Growth investors use specific guidelines or a framework to analyse the stocks they invest in. But the process can vary from investor to investor.

The criteria to build the framework can also depend on the company the investor is analysing. For example, dynamic characteristics such as the company’s current situation are variable factors. It means that the investor also needs to evaluate the company’s past performance and compare it with its present circumstances.

The application of the framework may also differ depending on the industry.

That said, here are the 5 things that all retail investors must consider before choosing a growth investing strategy.

1. Increase in Quarterly Sales (YoY): Investors must look at the company’s increase in quarterly sales and compare it with the quarter of the previous financial year. It will give you an idea of how the company has performed over 12 months through quarterly sales growth. 

2. Consistent Sales Growth Ratio Annually: Investors will be able to choose growth stocks with the help of this parameter that has consistently reported increasing sales every year.
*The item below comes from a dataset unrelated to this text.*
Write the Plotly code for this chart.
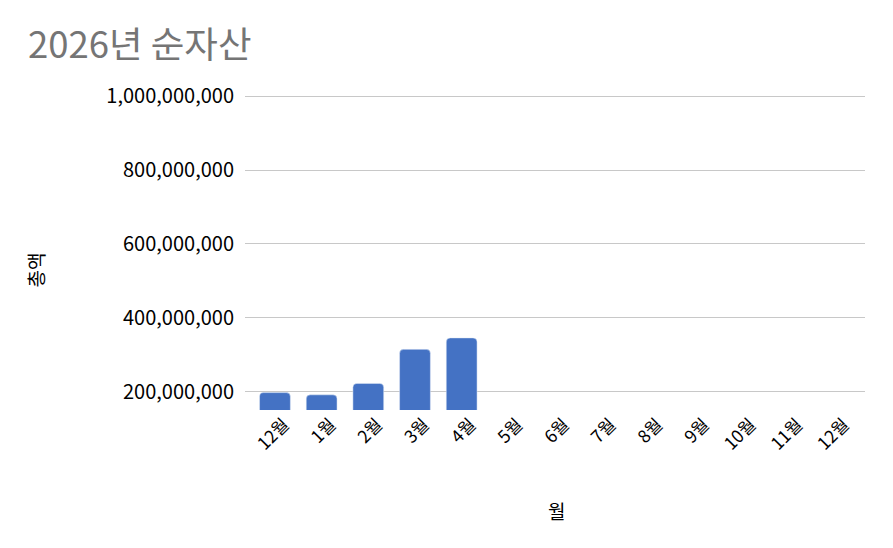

It allows you to evaluate the financial performance and health of the business. 

3. Quarterly EBITDA Growth YoY: If you want to know more about the business’s operating profitability, you must look at the company’s EBITDA, which gives you an insight into how much cash the company generates from its business. 

4. Quarterly Net Profit Growth YoY: A look at the quarterly increase in net profit enables the investor to gauge if the business is generating profit post deduction of all applicable expenses from its sales. Investors should also check if the company can maintain this net profit per the current market scenario and has the potential to grow it in the future. 

5. Consistently Increasing Quarterly and Annual EPS: The Company’s EPS comparison to its previous quarters or financial years is an important parameter because it analyses the net income per share and measures the amount of net income earned per share of outstanding stock.

A Final Note

The simplest way to understand that you have a possible stock that can deliver long-term returns with the help of growth investing strategy is by looking at its valuation for a specific period. Then, compare it with its price to earnings multiple with the industry peers and broader market to get an overall feel before going forward with the investment. 

Add to that the belief and confidence of the investor to spot the right stocks with the most significant potential and apply a growth investing strategy for providing future profits. Then you indeed have a winner on your hands.